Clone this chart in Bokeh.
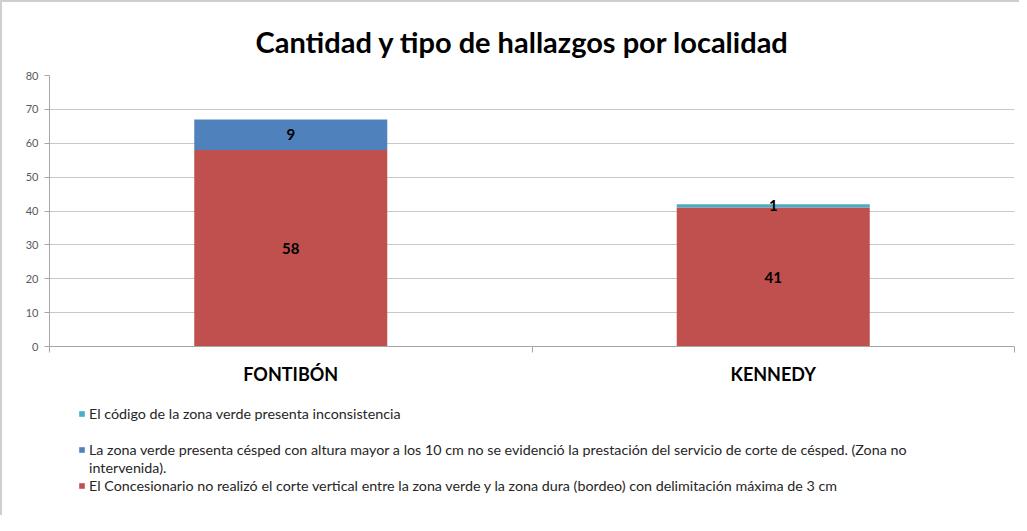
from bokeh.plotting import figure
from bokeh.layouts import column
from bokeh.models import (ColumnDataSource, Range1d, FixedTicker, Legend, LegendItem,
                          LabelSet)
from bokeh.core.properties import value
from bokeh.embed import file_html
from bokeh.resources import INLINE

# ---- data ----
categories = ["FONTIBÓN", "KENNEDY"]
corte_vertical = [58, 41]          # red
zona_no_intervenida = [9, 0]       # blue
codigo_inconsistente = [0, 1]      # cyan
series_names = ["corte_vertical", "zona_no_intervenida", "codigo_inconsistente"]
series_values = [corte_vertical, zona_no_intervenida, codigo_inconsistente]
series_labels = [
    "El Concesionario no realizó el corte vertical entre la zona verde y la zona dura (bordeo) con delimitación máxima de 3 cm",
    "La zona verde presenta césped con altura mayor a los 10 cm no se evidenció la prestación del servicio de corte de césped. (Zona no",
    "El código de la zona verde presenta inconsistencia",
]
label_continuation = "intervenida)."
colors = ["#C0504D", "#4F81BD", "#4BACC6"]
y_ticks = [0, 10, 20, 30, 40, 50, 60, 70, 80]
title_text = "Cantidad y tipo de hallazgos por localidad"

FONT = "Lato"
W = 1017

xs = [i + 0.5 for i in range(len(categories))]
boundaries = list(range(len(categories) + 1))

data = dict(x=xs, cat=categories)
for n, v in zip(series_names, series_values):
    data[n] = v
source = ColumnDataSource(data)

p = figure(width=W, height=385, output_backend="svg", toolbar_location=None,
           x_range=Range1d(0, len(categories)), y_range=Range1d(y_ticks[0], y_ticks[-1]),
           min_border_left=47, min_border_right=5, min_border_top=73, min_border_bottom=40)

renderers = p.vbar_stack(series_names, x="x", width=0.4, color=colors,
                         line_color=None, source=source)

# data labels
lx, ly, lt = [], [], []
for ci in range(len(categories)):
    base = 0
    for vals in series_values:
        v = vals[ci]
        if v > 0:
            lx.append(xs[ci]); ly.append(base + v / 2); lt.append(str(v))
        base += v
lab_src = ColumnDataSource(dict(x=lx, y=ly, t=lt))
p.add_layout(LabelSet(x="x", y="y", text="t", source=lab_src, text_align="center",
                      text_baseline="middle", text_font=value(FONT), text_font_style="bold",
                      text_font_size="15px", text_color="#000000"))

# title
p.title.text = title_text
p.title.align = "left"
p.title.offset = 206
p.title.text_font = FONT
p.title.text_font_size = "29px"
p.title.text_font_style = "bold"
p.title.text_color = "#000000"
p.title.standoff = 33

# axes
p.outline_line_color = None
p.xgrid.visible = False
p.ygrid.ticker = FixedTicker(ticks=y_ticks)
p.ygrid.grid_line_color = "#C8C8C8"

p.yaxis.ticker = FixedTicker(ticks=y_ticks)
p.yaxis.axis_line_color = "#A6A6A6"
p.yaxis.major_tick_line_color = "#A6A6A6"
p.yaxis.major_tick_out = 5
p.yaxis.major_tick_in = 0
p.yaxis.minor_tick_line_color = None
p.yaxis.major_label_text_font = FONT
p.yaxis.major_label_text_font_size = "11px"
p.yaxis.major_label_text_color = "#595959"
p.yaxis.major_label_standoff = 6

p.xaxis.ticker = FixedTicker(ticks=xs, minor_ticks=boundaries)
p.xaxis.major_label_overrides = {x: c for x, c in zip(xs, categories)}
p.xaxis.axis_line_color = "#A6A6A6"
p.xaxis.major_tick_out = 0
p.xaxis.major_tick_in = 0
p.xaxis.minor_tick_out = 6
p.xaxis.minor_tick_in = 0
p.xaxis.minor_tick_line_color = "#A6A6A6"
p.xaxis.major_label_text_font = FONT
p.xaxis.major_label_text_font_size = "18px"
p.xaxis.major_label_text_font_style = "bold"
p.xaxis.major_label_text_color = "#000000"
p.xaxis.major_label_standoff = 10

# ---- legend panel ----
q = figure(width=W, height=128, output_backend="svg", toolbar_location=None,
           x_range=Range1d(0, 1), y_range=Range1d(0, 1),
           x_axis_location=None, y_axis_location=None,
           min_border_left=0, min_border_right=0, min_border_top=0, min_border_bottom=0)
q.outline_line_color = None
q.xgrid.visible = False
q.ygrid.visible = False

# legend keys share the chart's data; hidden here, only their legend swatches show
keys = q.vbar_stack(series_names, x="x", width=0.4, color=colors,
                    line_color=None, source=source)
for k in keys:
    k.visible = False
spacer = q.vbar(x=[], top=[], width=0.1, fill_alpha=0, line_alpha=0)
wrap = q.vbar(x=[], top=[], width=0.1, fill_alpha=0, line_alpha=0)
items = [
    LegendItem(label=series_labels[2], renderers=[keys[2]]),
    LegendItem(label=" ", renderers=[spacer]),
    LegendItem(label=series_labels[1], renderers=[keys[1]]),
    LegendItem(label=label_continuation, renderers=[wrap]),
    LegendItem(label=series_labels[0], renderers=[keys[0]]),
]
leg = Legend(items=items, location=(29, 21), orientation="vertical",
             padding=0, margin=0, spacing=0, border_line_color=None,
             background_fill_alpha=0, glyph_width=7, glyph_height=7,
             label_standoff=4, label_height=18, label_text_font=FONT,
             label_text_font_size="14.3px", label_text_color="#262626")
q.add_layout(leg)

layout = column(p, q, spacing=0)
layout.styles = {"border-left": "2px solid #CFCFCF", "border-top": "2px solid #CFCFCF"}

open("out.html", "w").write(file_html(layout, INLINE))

...

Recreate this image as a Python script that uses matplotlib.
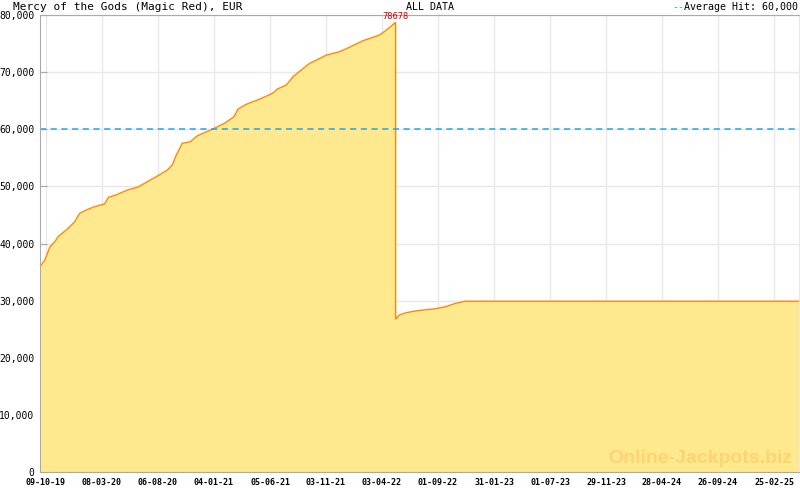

Directive
Only the lines between the one with "Clone this chart in Bokeh." and the one with "min_border_right=5, min_border_top=73, min_border_bottom=40)", those two included, get copied from the material above. Keep it exact and free of pictures.

Solution for this task
Clone this chart in Bokeh.
from bokeh.plotting import figure
from bokeh.layouts import column
from bokeh.models import (ColumnDataSource, Range1d, FixedTicker, Legend, LegendItem,
                          LabelSet)
from bokeh.core.properties import value
from bokeh.embed import file_html
from bokeh.resources import INLINE

# ---- data ----
categories = ["FONTIBÓN", "KENNEDY"]
corte_vertical = [58, 41]          # red
zona_no_intervenida = [9, 0]       # blue
codigo_inconsistente = [0, 1]      # cyan
series_names = ["corte_vertical", "zona_no_intervenida", "codigo_inconsistente"]
series_values = [corte_vertical, zona_no_intervenida, codigo_inconsistente]
series_labels = [
    "El Concesionario no realizó el corte vertical entre la zona verde y la zona dura (bordeo) con delimitación máxima de 3 cm",
    "La zona verde presenta césped con altura mayor a los 10 cm no se evidenció la prestación del servicio de corte de césped. (Zona no",
    "El código de la zona verde presenta inconsistencia",
]
label_continuation = "intervenida)."
colors = ["#C0504D", "#4F81BD", "#4BACC6"]
y_ticks = [0, 10, 20, 30, 40, 50, 60, 70, 80]
title_text = "Cantidad y tipo de hallazgos por localidad"

FONT = "Lato"
W = 1017

xs = [i + 0.5 for i in range(len(categories))]
boundaries = list(range(len(categories) + 1))

data = dict(x=xs, cat=categories)
for n, v in zip(series_names, series_values):
    data[n] = v
source = ColumnDataSource(data)

p = figure(width=W, height=385, output_backend="svg", toolbar_location=None,
           x_range=Range1d(0, len(categories)), y_range=Range1d(y_ticks[0], y_ticks[-1]),
           min_border_left=47, min_border_right=5, min_border_top=73, min_border_bottom=40)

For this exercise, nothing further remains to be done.